Abbiamo visto in passato che le Sezioni Unite della Corte di Cassazione hanno modificato lo storico orientamento della giurisprudenza in materia di assegno di mantenimento per il coniuge divorziato; è infatti venuto meno il riferimento al tenore di vita goduto durante il matrimonio ed oggi, quindi, l’assegno divorzile non è più finalizzato a consentire al coniuge che lo percepisce di mantenere lo stesso tenore di vita che aveva durante il matrimonio.
Lo stesso principio si applica anche all’assegno di mantenimento riconosciuto in sede di separazione?
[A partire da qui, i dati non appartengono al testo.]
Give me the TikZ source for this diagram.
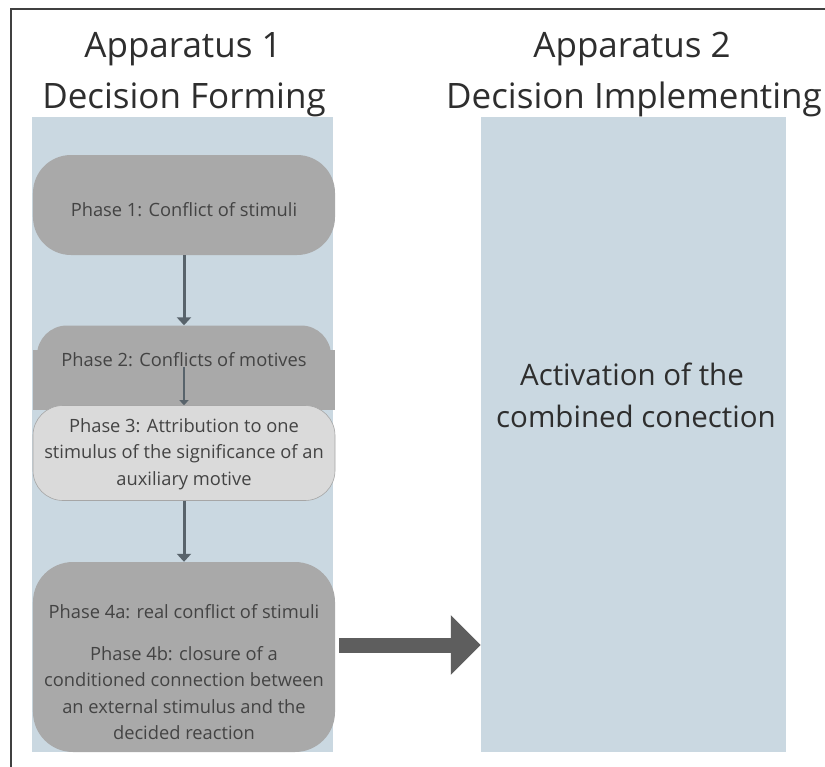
\documentclass[tikz,border=0pt]{standalone}
\usepackage{fontspec}
\setmainfont{Open Sans}
\usetikzlibrary{arrows.meta,calc}
\definecolor{colblue}{HTML}{CAD8E1}
\definecolor{boxgray}{HTML}{A9A9A9}
\definecolor{boxlight}{HTML}{DADADA}
\definecolor{arrowgray}{HTML}{58636B}
\definecolor{bigarrow}{HTML}{5E5E5E}
\definecolor{txt}{HTML}{2E2E2E}
\tikzset{
  col/.style={fill=colblue, draw=none, inner sep=0pt},
  title/.style={anchor=base, inner sep=0pt, text=txt, font=\fontsize{35bp}{42bp}\selectfont},
  phasebox/.style={fill=boxgray, draw=none, rounded corners=38bp, inner sep=0pt, minimum width=302bp},
  phasetext/.style={align=center, inner sep=0pt, text=txt!90, font=\fontsize{18.3bp}{26.5bp}\selectfont},
  flow/.style={draw=arrowgray, line width=3bp, -{Triangle[width=14bp,length=8bp]}},
  thinflow/.style={draw=arrowgray, line width=1.5bp, -{Triangle[width=9bp,length=5bp]}},
  bigflow/.style={draw=bigarrow, line width=15bp, -{Triangle[width=58bp,length=30bp]}},
  acttext/.style={anchor=base, inner sep=0pt, text=txt, font=\fontsize{29.5bp}{40bp}\selectfont},
}
\begin{document}
\begin{tikzpicture}[x=1bp,y=-1bp]
\useasboundingbox (0,0) rectangle (825,767);
\fill[white] (0,0) rectangle (825,767);
\draw[line width=1.5bp, black!75] (11,767) -- (11,9) -- (825,9);

% columns
\node[col, minimum width=301bp, minimum height=635bp] (col1) at (182.5,434.5) {};
\node[col, minimum width=305bp, minimum height=635bp] (col2) at (633.5,434.5) {};

% titles
\node[title] (t1a) at (183,58) {Apparatus 1};
\node[title] (t1b) at (184,108) {Decision Forming};
\node[title] (t2a) at (632,58) {Apparatus 2};
\node[title] (t2b) at (634,108) {Decision Implementing};

% phase 1
\node[phasebox, minimum height=100bp] (p1) at (184,205) {};
\node[phasetext] (p1t) at (184,210) {Phase 1: Conflict of stimuli};

% phase 2
\node[phasebox, rounded corners=30bp, minimum width=294bp, minimum height=85bp] (p2) at (184,368) {};
\fill[boxgray] (33,350) rectangle (335,410);
\node[phasetext] (p2t) at (184,360) {Phase 2: Conflicts of motives};

% phase 3
\node[phasebox, fill=boxlight, draw=black!35, line width=0.6bp, rounded corners=30bp, minimum height=95bp] (p3) at (184,453) {};
\node[phasetext] (p3t) at (184,454) {Phase 3: Attribution to one\\stimulus of the significance of an\\auxiliary motive};

% phase 4
\node[phasebox, rounded corners=40bp, minimum height=190bp] (p4) at (184,657) {};
\node[phasetext] (p4a) at (184,612) {Phase 4a: real conflict of stimuli};
\node[phasetext] (p4b) at (184,693) {Phase 4b: closure of a\\conditioned connection between\\an external stimulus and the\\decided reaction};

% activation text
\node[acttext] (acta) at (632,385) {Activation of the};
\node[acttext] (actb) at (636,427) {combined conection};

% connectors
\draw[flow] (p1.south) -- (p2.north);
\draw[thinflow] (p2t.south) -- (p3.north);
\draw[flow] (p3.south) -- (p4.north);
\draw[bigflow] ($(p4.east)+(4,-12)$) -- ($(col2.west |- p4.east)+(0,-12)$);
\end{tikzpicture}
\end{document}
La risposta è no: la disciplina del mantenimento in sede di separazione è diversa.
Del resto, la separazione non fa venir meno il vincolo matrimoniale; detto in parole povere, anche dopo la separazione i coniugi restano tali, marito e moglie, ancorché separati e ciò comporta che resta fermo il loro reciproco obbligo di assistenza materiale.
Nell’ordinanza n.12329/21 della Corte di Cassazione si legge: “la separazione personale, a differenza della cessazione o scioglimento degli effetti civili del matrimonio, presuppone la permanenza del vincolo matrimoniale, sicché i redditi adeguati cui va rapportato, ai sensi dell’art. 156 c.c., l’assegno di mantenimento a favore del coniuge, in assenza della condizione ostativa dell’addebito, sono quelli necessari a mantenere il tenore di vita goduto in costanza di matrimonio, essendo ancora attuale il dovere di assistenza materiale, che non presenta alcuna incompatibilità con tale situazione temporanea, dalla quale deriva solo la sospensione degli obblighi di natura personale, di fedeltà, convivenza e collaborazione, e che ha una consistenza ben diversa dalla solidarietà post-coniugale, presupposto dell’assegno di divorzio”.
Nella separazione, dunque, la finalità che deve essere perseguita nel quantificare l’assegno di mantenimento è quella di consentire al coniuge che lo percepisce di “mantenere il tenore di vita goduto in costanza di matrimonio”.
Ciò non significa però che il soggetto che chiede l’assegno possa limitarsi a richiederlo, senza dimostrare nulla; infatti, grava su di lui l’onere di provare l’esistenza dei requisiti necessari per ottenerlo, “compresa la mancanza di colpa del coniuge istante nel non riuscire a reperire un’occupazione confacente”.
Sarà invece facoltà del coniuge che dovrebbe versare l’assegno dimostrare l’esistenza di elementi di segno contrario, come ad esempio “l’esistenza di proposte di lavoro immotivatamente non accettate” dal coniuge che chiede l’assegno.
L’assegno di mantenimento viene dunque disciplinato diversamente in sede di separazione e di divorzio e può quindi succedere che l’assegno riconosciuto al momento della separazione non venga poi confermato al momento del divorzio.